A velocity-based moving mesh Discontinuous Galerkin method for the advection-diffusion equation
Ezra Rozier, Jörn Behrens
TL;DR
The paper addresses robust numerical solution of unsteady advection-diffusion problems in convection-dominated regimes by introducing a velocity-based moving mesh DG method. It splits the flow into a smooth mean motion $\tilde{\mathbf{V}}$ and a residual $\mathbf{V}-\tilde{\mathbf{V}}$, uses an ALE-DG formulation on a fixed reference domain, and derives both a priori and robust a posteriori error estimates for the semi-discrete scheme. Theoretical results show second-order spatial convergence when the remaining advection is small and the mesh-velocity is sufficiently regular, while the a posteriori estimators enable local refinement that remains reliable under large mesh Peclet numbers. Numerical tests on a boundary-layer problem confirm that the moving mesh focuses resolution where needed, maintaining stability and improving accuracy compared to static meshes with DG."
Abstract
In convection-dominated flows, robustness of the spatial discretisation is a key property. While Interior Penalty Galerkin (IPG) methods already proved efficient in the situation of large mesh Peclet numbers, Arbitrary Lagrangian-Eulerian (ALE) methods are able to reduce the convection-dominance by moving the mesh. In this paper, we introduce and analyse a velocity-based moving mesh discontinuous Galerkin (DG) method for the solution of the linear advection-diffusion equation. By introducing a smooth parameterized velocity $\Tilde{V}$ that separates the flow into a mean flow, also called moving mesh velocity, and a remaining advection field $V-\Tilde{V}$, we made a convergence analysis based on the smoothness of the mesh velocity.
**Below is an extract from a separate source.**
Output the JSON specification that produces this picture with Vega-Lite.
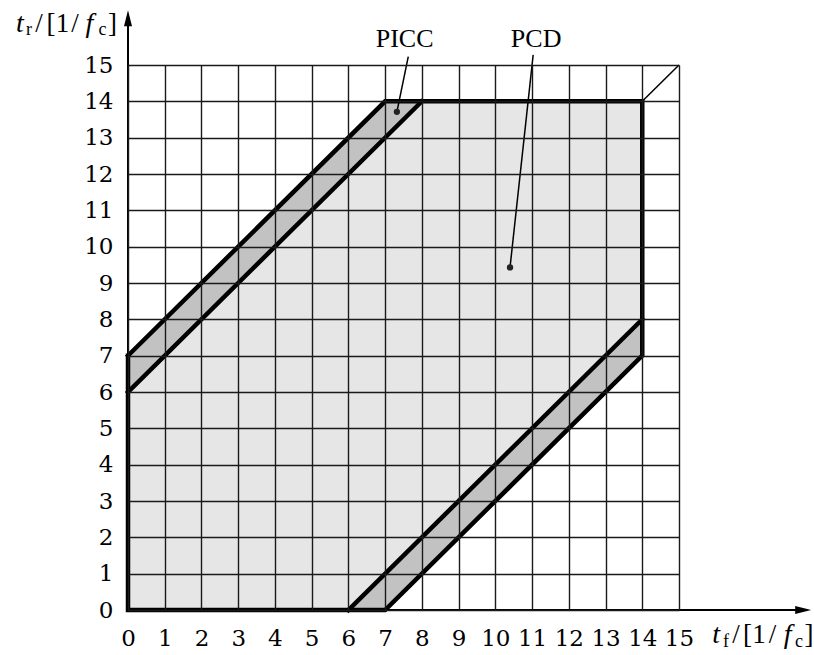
{
  "$schema": "https://vega.github.io/schema/vega-lite/v6.json",
  "width": 551,
  "height": 545,
  "autosize": {"type": "none"},
  "padding": {"left": 128, "top": 65, "right": 135, "bottom": 45},
  "background": "white",
  "config": {"view": {"stroke": null}, "font": "Liberation Serif"},
  "datasets": {
    "fills": [
      {"band": "PCD", "region": "PCD", "x": 0, "y": 0, "y2": 6},
      {"band": "PCD", "region": "PCD", "x": 6, "y": 0, "y2": 12},
      {"band": "PCD", "region": "PCD", "x": 8, "y": 2, "y2": 14},
      {"band": "PCD", "region": "PCD", "x": 14, "y": 8, "y2": 14},
      {"band": "PICC upper", "region": "PICC", "x": 0, "y": 6, "y2": 7},
      {"band": "PICC upper", "region": "PICC", "x": 7, "y": 13, "y2": 14},
      {"band": "PICC upper", "region": "PICC", "x": 8, "y": 14, "y2": 14},
      {"band": "PICC lower", "region": "PICC", "x": 6, "y": 0, "y2": 0},
      {"band": "PICC lower", "region": "PICC", "x": 7, "y": 0, "y2": 1},
      {"band": "PICC lower", "region": "PICC", "x": 14, "y": 7, "y2": 8}
    ],
    "axes": [
      {"x": 0, "y": 0, "x2": 18.2, "y2": 0},
      {"x": 0, "y": 0, "x2": 0, "y2": 16.1}
    ],
    "outline": [
      {"path": "outer", "ord": 1, "x": 0, "y": 7},
      {"path": "outer", "ord": 2, "x": 0, "y": 0},
      {"path": "outer", "ord": 3, "x": 7, "y": 0},
      {"path": "outer", "ord": 4, "x": 14, "y": 7},
      {"path": "outer", "ord": 5, "x": 14, "y": 14},
      {"path": "outer", "ord": 6, "x": 7, "y": 14},
      {"path": "outer", "ord": 7, "x": 0, "y": 7},
      {"path": "upper", "ord": 1, "x": 0, "y": 6},
      {"path": "upper", "ord": 2, "x": 8, "y": 14},
      {"path": "lower", "ord": 1, "x": 6, "y": 0},
      {"path": "lower", "ord": 2, "x": 14, "y": 8}
    ],
    "diag": [
      {"ord": 1, "x": 14, "y": 14},
      {"ord": 2, "x": 15, "y": 15}
    ],
    "leaders": [
      {"label": "PICC", "ord": 1, "x": 7.63, "y": 15.23},
      {"label": "PICC", "ord": 2, "x": 7.32, "y": 13.71},
      {"label": "PCD", "ord": 1, "x": 11.03, "y": 15.28},
      {"label": "PCD", "ord": 2, "x": 10.4, "y": 9.43}
    ],
    "dots": [
      {"label": "PICC", "x": 7.32, "y": 13.71},
      {"label": "PCD", "x": 10.4, "y": 9.43}
    ],
    "labels": [
      {"text": "PICC", "x": 7.53, "y": 15.5},
      {"text": "PCD", "x": 11.11, "y": 15.5}
    ],
    "arrowX": [{"x": 18.38, "y": 0}],
    "arrowY": [{"x": 0, "y": 16.29}],
    "titleVars": [
      {"text": "t", "x": 16.009, "y": -0.908},
      {"text": "f", "x": 17.955, "y": -0.908},
      {"text": "t", "x": -2.94, "y": 15.91},
      {"text": "f", "x": -1.048, "y": 15.91}
    ],
    "titleSubs": [
      {"text": "f", "x": 16.281, "y": -1.018},
      {"text": "c", "x": 18.268, "y": -1.018},
      {"text": "r", "x": -2.695, "y": 15.83},
      {"text": "c", "x": -0.694, "y": 15.83}
    ],
    "titleText": [
      {"text": "/", "x": 16.553, "y": -0.908},
      {"text": "[", "x": 16.866, "y": -0.908},
      {"text": "1", "x": 17.18, "y": -0.908},
      {"text": "/", "x": 17.547, "y": -0.908},
      {"text": "]", "x": 18.54, "y": -0.908},
      {"text": "/", "x": -2.423, "y": 15.91},
      {"text": "[", "x": -2.096, "y": 15.91},
      {"text": "1", "x": -1.783, "y": 15.91},
      {"text": "/", "x": -1.443, "y": 15.91},
      {"text": "]", "x": -0.422, "y": 15.91}
    ]
  },
  "encoding": {
    "x": {
      "field": "x",
      "type": "quantitative",
      "scale": {"domain": [0, 15], "nice": false, "zero": false},
      "axis": {
        "values": [0, 1, 2, 3, 4, 5, 6, 7, 8, 9, 10, 11, 12, 13, 14, 15],
        "grid": true,
        "gridColor": "#1a1a1a",
        "gridWidth": 1.4,
        "domain": false,
        "ticks": false,
        "labelFont": "DejaVu Serif",
        "labelFontSize": 23,
        "labelColor": "black",
        "labelBaseline": "alphabetic",
        "labelPadding": 35,
        "labelFlush": false,
        "labelOverlap": false,
        "title": null,
        "zindex": 1
      }
    },
    "y": {
      "field": "y",
      "type": "quantitative",
      "scale": {"domain": [0, 15], "nice": false, "zero": false},
      "axis": {
        "values": [0, 1, 2, 3, 4, 5, 6, 7, 8, 9, 10, 11, 12, 13, 14, 15],
        "grid": true,
        "gridColor": "#1a1a1a",
        "gridWidth": 1.4,
        "domain": false,
        "ticks": false,
        "labelFont": "DejaVu Serif",
        "labelFontSize": 23,
        "labelColor": "black",
        "labelBaseline": "middle",
        "labelPadding": 15,
        "labelFlush": false,
        "labelOverlap": false,
        "title": null,
        "zindex": 1
      }
    }
  },
  "layer": [
    {
      "data": {"name": "fills"},
      "mark": {"type": "area", "orient": "vertical", "opacity": 1},
      "encoding": {
        "y2": {"field": "y2"},
        "detail": {"field": "band"},
        "color": {
          "field": "region",
          "type": "nominal",
          "scale": {"domain": ["PCD", "PICC"], "range": ["#e6e6e6", "#c2c2c2"]},
          "legend": null
        }
      }
    },
    {
      "data": {"name": "axes"},
      "mark": {"type": "rule", "color": "black", "strokeWidth": 2},
      "encoding": {"x2": {"field": "x2"}, "y2": {"field": "y2"}}
    },
    {
      "data": {"name": "outline"},
      "mark": {"type": "line", "color": "black", "strokeWidth": 4.5, "strokeJoin": "miter", "strokeCap": "square"},
      "encoding": {
        "detail": {"field": "path"},
        "order": {"field": "ord", "type": "quantitative"}
      }
    },
    {
      "data": {"name": "diag"},
      "mark": {"type": "line", "color": "black", "strokeWidth": 1.5},
      "encoding": {"order": {"field": "ord", "type": "quantitative"}}
    },
    {
      "data": {"name": "leaders"},
      "mark": {"type": "line", "color": "black", "strokeWidth": 1.5},
      "encoding": {
        "detail": {"field": "label"},
        "order": {"field": "ord", "type": "quantitative"}
      }
    },
    {
      "data": {"name": "dots"},
      "mark": {"type": "point", "filled": true, "color": "#222", "size": 40, "opacity": 1}
    },
    {
      "data": {"name": "labels"},
      "mark": {"type": "text", "font": "Liberation Serif", "fontSize": 26, "align": "center", "baseline": "alphabetic", "color": "black"},
      "encoding": {"text": {"field": "text"}}
    },
    {
      "data": {"name": "arrowX"},
      "mark": {"type": "point", "shape": "M-1,-0.5L1,0L-1,0.5Z", "filled": true, "color": "black", "size": 256, "opacity": 1}
    },
    {
      "data": {"name": "arrowY"},
      "mark": {"type": "point", "shape": "M-0.5,1L0,-1L0.5,1Z", "filled": true, "color": "black", "size": 256, "opacity": 1}
    },
    {
      "data": {"name": "titleVars"},
      "mark": {"type": "text", "font": "Liberation Serif", "fontStyle": "italic", "fontSize": 28, "align": "center", "baseline": "alphabetic", "color": "black"},
      "encoding": {"text": {"field": "text"}}
    },
    {
      "data": {"name": "titleSubs"},
      "mark": {"type": "text", "font": "Liberation Serif", "fontSize": 18, "align": "center", "baseline": "alphabetic", "color": "black"},
      "encoding": {"text": {"field": "text"}}
    },
    {
      "data": {"name": "titleText"},
      "mark": {"type": "text", "font": "Liberation Serif", "fontSize": 27, "align": "center", "baseline": "alphabetic", "color": "black"},
      "encoding": {"text": {"field": "text"}}
    }
  ]
}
Furthermore, the reduction of the advection speed improves the stability of an explicit time-stepping. Finally, by adapting the existing robust error criteria to this moving mesh situation, we derived robust \textit{a posteriori} error criteria that describe the potentially small deviation to the mean flow and include the information of a transition towards $V=\Tilde{V}$.